Anoma Sooriyaarachchi

Personal information
- Nationality: Sri Lankan British, Welsh
- Citizenship: British
- Born: 21 March 1984 (age 42)
- Education: Southlands College, Galle

Sport
- Country: Sri Lanka/ United Kingdom/ Wales
- Sport: Athletics
- Event(s): long jump, 100m, 200m, 4×100m relay

= Anoma Sooriyaarachchi =

Sri Lankan track and field athlete

Anoma Sooriyaarachchi, also spelt as either as Anoma Sooriyarachchi or Anoma Suriyaarachchi, (අනෝමා සූරීයාරාච්චි) (born 21 March 1981) is a Sri Lankan-based track and field athlete who competes in women's 100m, 200m, 4 × 100 m relay and long jump events. She is a Sri Lankan national and Asian record holder in women's 100-yard dash event. She obtained the British citizenship during her early career which was at the half way mark as a track and field athlete and now currently lives in Wales.

== Career ==
After completing her education from the Southlands College, she pursued her career in athletics and took part at the 1998 Asian Junior Athletics Championships. She also made her Asian Games debut in the same year representing Sri Lanka and competed in the women's long jump event. Anoma competed at her maiden World Athletics Championships in 2001. She also featured in Sri Lankan squads for the 2002 Asian Games and 2002 Asian Athletics Championships.

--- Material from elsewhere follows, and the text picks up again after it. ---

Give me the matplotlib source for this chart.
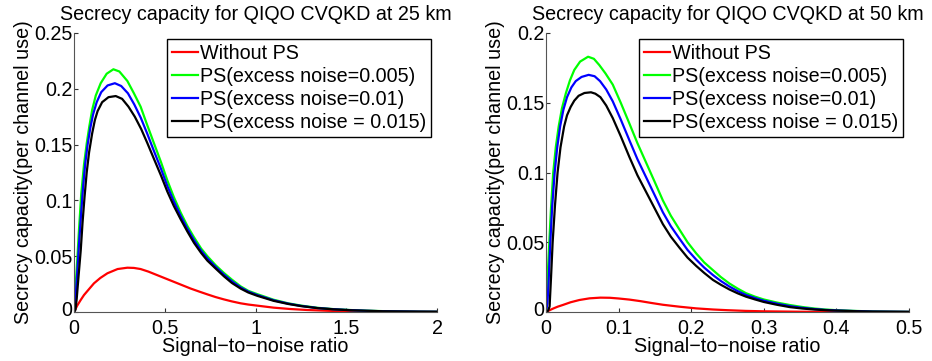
import matplotlib
matplotlib.use("Agg")
import matplotlib.pyplot as plt
from matplotlib.transforms import ScaledTranslation

plt.rcParams['font.family'] = ['Liberation Sans', 'DejaVu Sans']

# ---- data ----
labels = ['Without PS', 'PS(excess noise=0.005)', 'PS(excess noise=0.01)', 'PS(excess noise = 0.015)']
colors = ['#ff0000', '#00ff00', '#0000ff', '#000000']

# 25 km
x25_red = [0, 0.018, 0.037, 0.055, 0.08, 0.11, 0.145, 0.184, 0.24, 0.294, 0.33, 0.367, 0.41, 0.459, 0.505, 0.551, 0.597,
           0.643, 0.69, 0.735, 0.78, 0.826, 0.87, 0.918, 0.96, 1.01, 1.10, 1.19, 1.285, 1.4, 1.5, 1.62, 1.75, 1.9, 2.0]
y25_red = [0, 0.0058, 0.0108, 0.0152, 0.020, 0.0257, 0.0305, 0.0347, 0.0385, 0.0397, 0.0395, 0.0385, 0.0362, 0.033, 0.030,
           0.027, 0.024, 0.021, 0.0183, 0.0158, 0.0134, 0.0113, 0.0095, 0.0078, 0.0067, 0.0057, 0.0039, 0.0027, 0.0018,
           0.0011, 0.0007, 0.0004, 0.0003, 0.0002, 0.0001]

x25_green = [0, 0.005, 0.01, 0.018, 0.028, 0.04, 0.055, 0.07, 0.085, 0.10, 0.12, 0.147, 0.18, 0.217, 0.25, 0.294, 0.33,
             0.367, 0.40, 0.441, 0.48, 0.514, 0.55, 0.588, 0.625, 0.661, 0.70, 0.735, 0.78, 0.826, 0.87, 0.918, 0.96,
             1.01, 1.10, 1.18, 1.25, 1.34, 1.43, 1.52, 1.61, 1.7, 1.8, 1.9, 2.0]
y25_green = [0, 0.012, 0.026, 0.047, 0.075, 0.106, 0.132, 0.151, 0.167, 0.181, 0.194, 0.205, 0.2135, 0.2175, 0.2155,
             0.207, 0.196, 0.184, 0.169, 0.151, 0.134, 0.118, 0.103, 0.089, 0.077, 0.067, 0.057, 0.050, 0.042, 0.035,
             0.029, 0.023, 0.019, 0.016, 0.011, 0.0078, 0.0058, 0.0038, 0.0026, 0.0018, 0.0012, 0.0008, 0.0005, 0.0003,
             0.0002]

x25_blue = [0, 0.004, 0.01, 0.018, 0.028, 0.04, 0.05, 0.062, 0.075, 0.09, 0.105, 0.125, 0.15, 0.185, 0.225, 0.26, 0.297,
            0.332, 0.368, 0.403, 0.441, 0.48, 0.514, 0.55, 0.588, 0.625, 0.661, 0.70, 0.735, 0.78, 0.826, 0.87, 0.918,
            0.96, 1.01, 1.10, 1.18, 1.25, 1.34, 1.43, 1.52, 1.61, 1.7, 1.8, 1.9, 2.0]
y25_blue = [0, 0.003, 0.016, 0.036, 0.062, 0.09, 0.112, 0.133, 0.150, 0.165, 0.177, 0.188, 0.197, 0.203, 0.205, 0.2025,
            0.196, 0.186, 0.174, 0.160, 0.144, 0.128, 0.113, 0.099, 0.086, 0.0745, 0.0645, 0.055, 0.048, 0.0405, 0.0335,
            0.0275, 0.022, 0.0183, 0.0152, 0.0105, 0.0075, 0.0055, 0.0036, 0.0025, 0.0017, 0.0011, 0.0007, 0.0005,
            0.0003, 0.0002]

x25_black = [0, 0.008, 0.015, 0.025, 0.037, 0.047, 0.058, 0.07, 0.083, 0.10, 0.115, 0.13, 0.155, 0.19, 0.23, 0.265, 0.30,
             0.335, 0.37, 0.405, 0.441, 0.48, 0.514, 0.55, 0.588, 0.625, 0.661, 0.70, 0.735, 0.78, 0.826, 0.87, 0.918,
             0.96, 1.01, 1.10, 1.18, 1.25, 1.34, 1.43, 1.52, 1.61, 1.7, 1.8, 1.9, 2.0]
y25_black = [0, 0.002, 0.012, 0.032, 0.055, 0.08, 0.103, 0.125, 0.143, 0.160, 0.172, 0.180, 0.188, 0.1925, 0.1935, 0.191,
             0.184, 0.175, 0.164, 0.151, 0.137, 0.122, 0.108, 0.095, 0.083, 0.072, 0.062, 0.053, 0.046, 0.039, 0.032,
             0.026, 0.021, 0.0175, 0.0145, 0.010, 0.0072, 0.0053, 0.0035, 0.0024, 0.0016, 0.0011, 0.0007, 0.0005,
             0.0003, 0.0002]

# 50 km
x50_red = [0, 0.005, 0.01, 0.016, 0.023, 0.034, 0.046, 0.06, 0.075, 0.088, 0.10, 0.115, 0.13, 0.145, 0.161, 0.184, 0.207,
           0.23, 0.25, 0.275, 0.30, 0.35, 0.4, 0.5]
y50_red = [0, 0.0013, 0.0025, 0.0038, 0.005, 0.007, 0.0086, 0.0098, 0.0103, 0.0102, 0.0097, 0.0089, 0.0078, 0.0065,
           0.0052, 0.0038, 0.0026, 0.0018, 0.0013, 0.0008, 0.0005, 0.0002, 0.0001, 0.0]

x50_green = [0, 0.002, 0.0046, 0.007, 0.010, 0.0135, 0.0175, 0.022, 0.0275, 0.033, 0.039, 0.047, 0.058, 0.066, 0.0735,
             0.082, 0.092, 0.103, 0.115, 0.126, 0.138, 0.15, 0.161, 0.172, 0.184, 0.195, 0.207, 0.218, 0.23, 0.241,
             0.2525, 0.264, 0.2755, 0.288, 0.30, 0.318, 0.336, 0.353, 0.37, 0.385, 0.40, 0.425, 0.45, 0.475, 0.5]
y50_green = [0, 0.022, 0.05, 0.075, 0.10, 0.118, 0.133, 0.146, 0.157, 0.166, 0.1735, 0.1795, 0.183, 0.1815, 0.177, 0.171,
             0.163, 0.150, 0.135, 0.121, 0.107, 0.093, 0.080, 0.069, 0.059, 0.050, 0.042, 0.0355, 0.030, 0.025, 0.0205,
             0.0168, 0.0135, 0.011, 0.009, 0.0068, 0.005, 0.0036, 0.0025, 0.0018, 0.0013, 0.0008, 0.0004, 0.0002, 0.0001]

x50_blue = [0, 0.002, 0.0035, 0.006, 0.0085, 0.012, 0.0155, 0.0195, 0.024, 0.029, 0.035, 0.041, 0.049, 0.0588, 0.067,
            0.0745, 0.083, 0.092, 0.103, 0.115, 0.126, 0.138, 0.15, 0.161, 0.172, 0.184, 0.195, 0.207, 0.218, 0.23, 0.241,
            0.2525, 0.264, 0.2755, 0.288, 0.30, 0.318, 0.336, 0.353, 0.37, 0.385, 0.40, 0.425, 0.45, 0.475, 0.5]
y50_blue = [0, 0.006, 0.02, 0.05, 0.075, 0.10, 0.118, 0.133, 0.145, 0.154, 0.161, 0.1655, 0.1685, 0.170, 0.169, 0.1655,
            0.1595, 0.151, 0.138, 0.123, 0.1095, 0.0965, 0.0835, 0.0715, 0.0615, 0.0525, 0.0445, 0.0375, 0.0318, 0.0265,
            0.0222, 0.0183, 0.015, 0.0122, 0.010, 0.0081, 0.006, 0.0042, 0.003, 0.0021, 0.0015, 0.0011, 0.0007, 0.0003,
            0.0002, 0.0001]

x50_black = [0, 0.003, 0.005, 0.007, 0.0092, 0.0125, 0.016, 0.020, 0.025, 0.029, 0.034, 0.039, 0.045, 0.053, 0.062,
             0.068, 0.075, 0.083, 0.092, 0.103, 0.115, 0.126, 0.138, 0.15, 0.161, 0.172, 0.184, 0.195, 0.207, 0.218,
             0.23, 0.241, 0.2525, 0.264, 0.2755, 0.288, 0.30, 0.318, 0.336, 0.353, 0.37, 0.385, 0.40, 0.425, 0.45,
             0.475, 0.5]
y50_black = [0, 0.001, 0.004, 0.025, 0.05, 0.077, 0.10, 0.118, 0.133, 0.141, 0.147, 0.1515, 0.155, 0.157, 0.1575, 0.1565,
             0.154, 0.148, 0.139, 0.126, 0.111, 0.098, 0.086, 0.074, 0.063, 0.054, 0.046, 0.039, 0.033, 0.028, 0.023,
             0.0195, 0.0162, 0.0134, 0.011, 0.009, 0.0072, 0.0052, 0.0035, 0.0025, 0.0018, 0.0013, 0.001, 0.0006,
             0.0003, 0.0002, 0.0001]

panels = [
    dict(title='Secrecy capacity for QIQO CVQKD at 25 km',
         series=[(x25_red, y25_red), (x25_green, y25_green), (x25_blue, y25_blue), (x25_black, y25_black)],
         xlim=2, ylim=0.25,
         xticks=[0, 0.5, 1, 1.5, 2], xticklabels=['0', '0.5', '1', '1.5', '2'],
         yticks=[0, 0.05, 0.1, 0.15, 0.2, 0.25], yticklabels=['0', '0.05', '0.1', '0.15', '0.2', '0.25']),
    dict(title='Secrecy capacity for QIQO CVQKD at 50 km',
         series=[(x50_red, y50_red), (x50_green, y50_green), (x50_blue, y50_blue), (x50_black, y50_black)],
         xlim=0.5, ylim=0.2,
         xticks=[0, 0.1, 0.2, 0.3, 0.4, 0.5], xticklabels=['0', '0.1', '0.2', '0.3', '0.4', '0.5'],
         yticks=[0, 0.05, 0.1, 0.15, 0.2], yticklabels=['0', '0.05', '0.1', '0.15', '0.2']),
]

FS = 14.2

fig = plt.figure(figsize=(9.32, 3.61), dpi=100)
axes_pos = [[0.0794, 0.1357, 0.3895, 0.7729], [0.5858, 0.1357, 0.3895, 0.7729]]

for pos, p in zip(axes_pos, panels):
    ax = fig.add_axes(pos)
    for (xs, ys), c, lab in zip(p['series'], colors, labels):
        ax.plot(xs, ys, color=c, lw=1.6, label=lab, solid_joinstyle='round')
    ax.set_xlim(0, p['xlim'])
    ax.set_ylim(0, p['ylim'])
    ax.set_xticks(p['xticks'])
    ax.set_xticklabels(p['xticklabels'])
    ax.set_yticks(p['yticks'])
    ax.set_yticklabels(p['yticklabels'])
    ax.tick_params(direction='in', length=3, labelsize=FS, colors='#333333', labelcolor='black')
    ax.tick_params(axis='x', pad=5)
    ax.tick_params(axis='y', pad=1)
    # lift the "0" on the y axis a little so it clears the "0" below it
    lab0 = ax.get_yticklabels()[0]
    lab0.set_transform(lab0.get_transform() + ScaledTranslation(0, 2.5 / 72, fig.dpi_scale_trans))
    for s in ['top', 'right']:
        ax.spines[s].set_visible(False)
    for s in ['left', 'bottom']:
        ax.spines[s].set_color('#555555')
    ax.set_title(p['title'], fontsize=FS, pad=9)
    ax.set_xlabel('Signal\u2212to\u2212noise ratio', fontsize=FS, labelpad=-0.5)
    ax.set_ylabel('Secrecy capacity(per channel use)', fontsize=FS, labelpad=1)
    leg = ax.legend(loc='upper right', fontsize=FS, handlelength=1.3, handletextpad=0.1,
                    labelspacing=0.2, borderpad=0.25, borderaxespad=0.3, fancybox=False,
                    framealpha=1)
    leg.get_frame().set_edgecolor('black')
    leg.get_frame().set_linewidth(1.0)

fig.savefig('out.png', dpi=100)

However she felt displeasure on the selectors over her exclusion from the Sri Lankan contingent for the 2002 Commonwealth Games and left the country to pursue her athletics career in Great Britain. Sri Lankan selection committee later convinced her to take part at the 2006 Asian Games while she was in UK to compete in the 4 × 100 m relay category as a replacement for sprinter Jani Chathurangani at that time who was banned from participating in international competitions due to doping scandal. However Anoma didn't participate at the event.

On 31 May 2011, during the 2011 Golden Spike Ostrava competition, she set Sri Lankan and Asian records in the women's 100yard category which was held in Czech Republic.